How does Payee Positive Pay work?
- Enhanced Verification: When a transaction is presented, the bank checks not only the check number and amount but also verifies that the payee name matches the approved list.
- Additional Fraud Detection: This extra layer of scrutiny helps catch subtle alterations (such as a changed payee name) that might otherwise allow fraudulent payments to slip through.
Learn more: Controlled Disbursement vs Reverse Positive Pay
When organizations have visibility into upcoming disbursements, they can better manage cash flow and quickly spot any discrepancies or unauthorized checks before the funds leave their account.

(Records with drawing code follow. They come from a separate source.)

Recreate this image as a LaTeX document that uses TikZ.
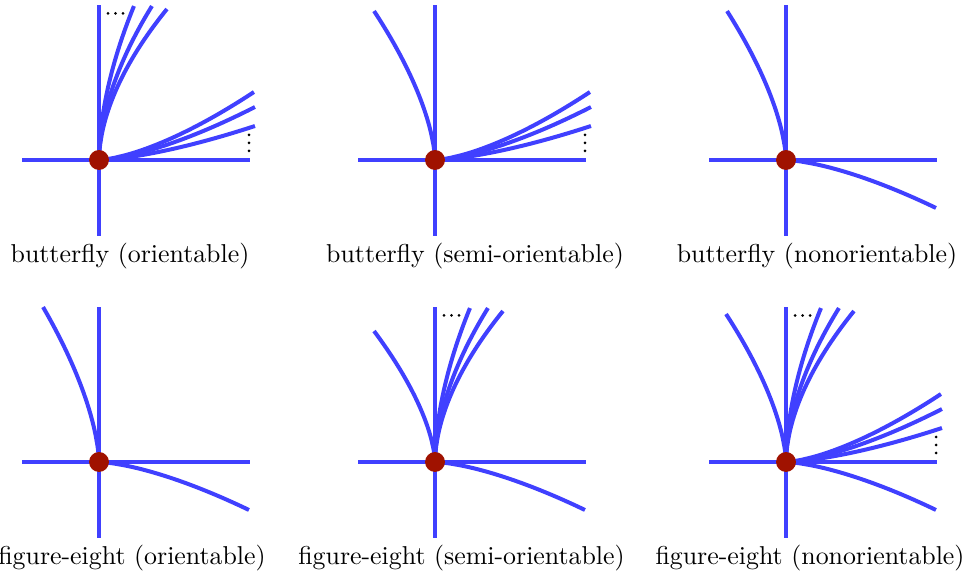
\documentclass[tikz,border=0pt]{standalone}
\usepackage{xcolor}
\usepackage{tikz}

\definecolor{branchblue}{RGB}{64,64,255}
\definecolor{vertexred}{RGB}{160,18,0}

% branches of the singular point, in pixel units
\newcommand{\axes}{%
  \draw[stroke] (0,-76) -- (0,155);
  \draw[stroke] (-77,0) -- (151,0);
}
\newcommand{\upfan}{%
  \foreach \ex/\ey in {35/154, 53/154, 68/151}
    \draw[stroke] plot[variable=\pp, domain=0.001:1, samples=40, smooth] ({\ex*\pp^1.8}, {\ey*\pp});
  \foreach \dx in {9, 16.5, 24} \fill (\dx,146.5) circle[radius=1.5];
}
\newcommand{\rightfan}{%
  \foreach \ex/\ey in {155/68, 156/53, 156/34}
    \draw[stroke] plot[variable=\pp, domain=0.001:1, samples=40, smooth] ({\ex*\pp}, {\ey*\pp^1.5});
  \foreach \dy in {9, 17, 25} \fill (150,\dy) circle[radius=1.5];
}
\newcommand{\leftbranch}[2]{%
  \draw[stroke] plot[variable=\pp, domain=0.001:1, samples=40, smooth] ({#1*\pp^1.6}, {#2*\pp});
}
\newcommand{\downbranch}{%
  \draw[stroke] plot[variable=\pp, domain=0.001:1, samples=40, smooth] ({150*\pp}, {-48*\pp^1.5});
}

\begin{document}
\begin{tikzpicture}[x=0.0136cm, y=0.0136cm,
  stroke/.style={line width=1.55pt, draw=branchblue},
  vertex/.style={circle, fill=vertexred, inner sep=0pt, minimum size=7.7pt},
  caption/.style={anchor=base, inner sep=0pt}]

\useasboundingbox (0,0) rectangle (976,575);

% top row: butterflies
\begin{scope}[shift={(99,415)}]
  \axes \upfan \rightfan
  \node[vertex] (bo) at (0,0) {};
  \node[caption] (bocap) at (31,-102.5) {butterfly (orientable)};
\end{scope}

\begin{scope}[shift={(435,415)}]
  \axes \leftbranch{-61}{149} \rightfan
  \node[vertex] (bs) at (0,0) {};
  \node[caption] (bscap) at (40,-102.5) {butterfly (semi-orientable)};
\end{scope}

\begin{scope}[shift={(786,415)}]
  \axes \leftbranch{-59}{149} \downbranch
  \node[vertex] (bn) at (0,0) {};
  \node[caption] (bncap) at (31,-102.5) {butterfly (nonorientable)};
\end{scope}

% bottom row: figure-eights
\begin{scope}[shift={(99,113)}]
  \axes \leftbranch{-56}{155} \downbranch
  \node[vertex] (fo) at (0,0) {};
  \node[caption] (focap) at (33,-102.5) {figure-eight (orientable)};
\end{scope}

\begin{scope}[shift={(435,113)}]
  \axes \leftbranch{-61}{131} \upfan \downbranch
  \node[vertex] (fs) at (0,0) {};
  \node[caption] (fscap) at (26.5,-102.5) {figure-eight (semi-orientable)};
\end{scope}

\begin{scope}[shift={(786,113)}]
  \axes \leftbranch{-60}{148} \upfan \rightfan \downbranch
  \node[vertex] (fn) at (0,0) {};
  \node[caption] (fncap) at (24,-102.5) {figure-eight (nonorientable)};
\end{scope}
\end{tikzpicture}
\end{document}
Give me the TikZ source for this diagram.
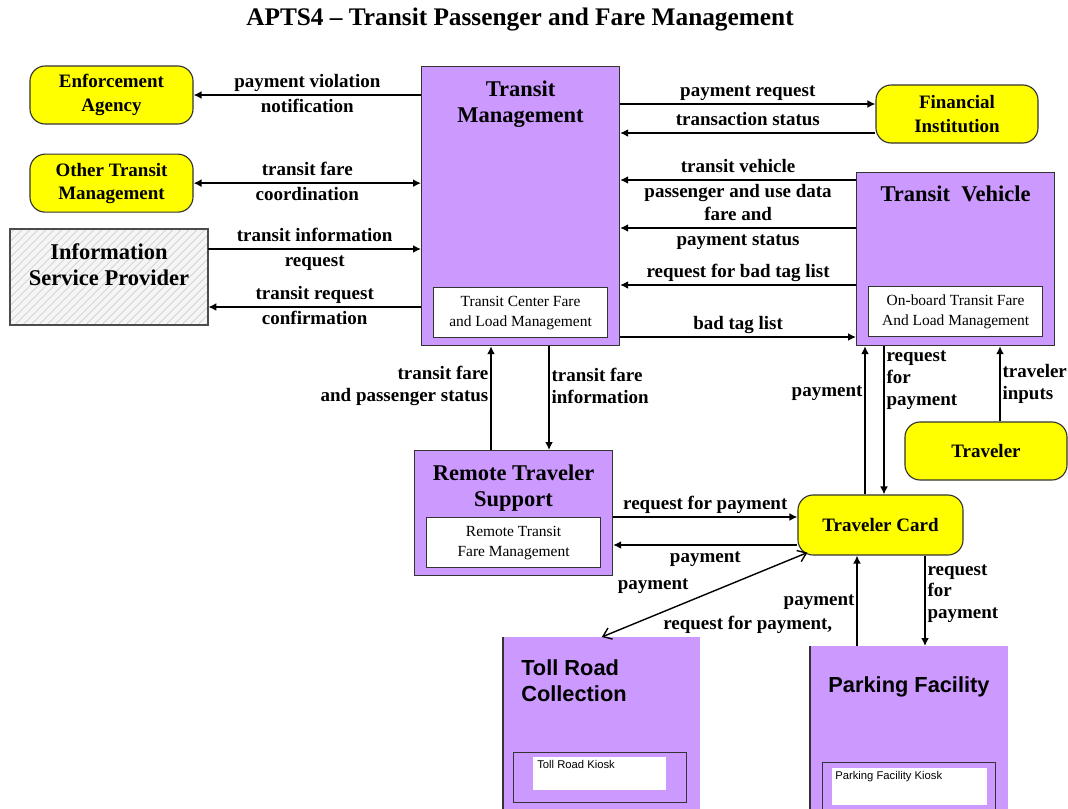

Benefits of Payee Positive Pay
Increased Security: By verifying payee details, organizations gain additional assurance that funds are disbursed only to the intended recipients.
- Reduced Fraud Risk: The added verification helps prevent sophisticated fraud attempts that manipulate payee information on otherwise legitimate checks or ACH transactions.
- Stronger Internal Controls: With accurate and current payee data, companies can better manage their payment processes and tighten overall cash controls.
What's important here?
Payee Positive Pay is an enhanced fraud prevention tool that verifies not only check numbers and amounts but also the payee name to ensure payments are made to the correct recipient. When organizations add this extra layer of verification, they can reduce the risk of altered or fraudulent transactions slipping through.
Payee Positive Pay strengthens internal controls, improves payment security, and helps organizations maintain tighter oversight of their disbursements, making it a valuable addition to cash management and fraud prevention strategies.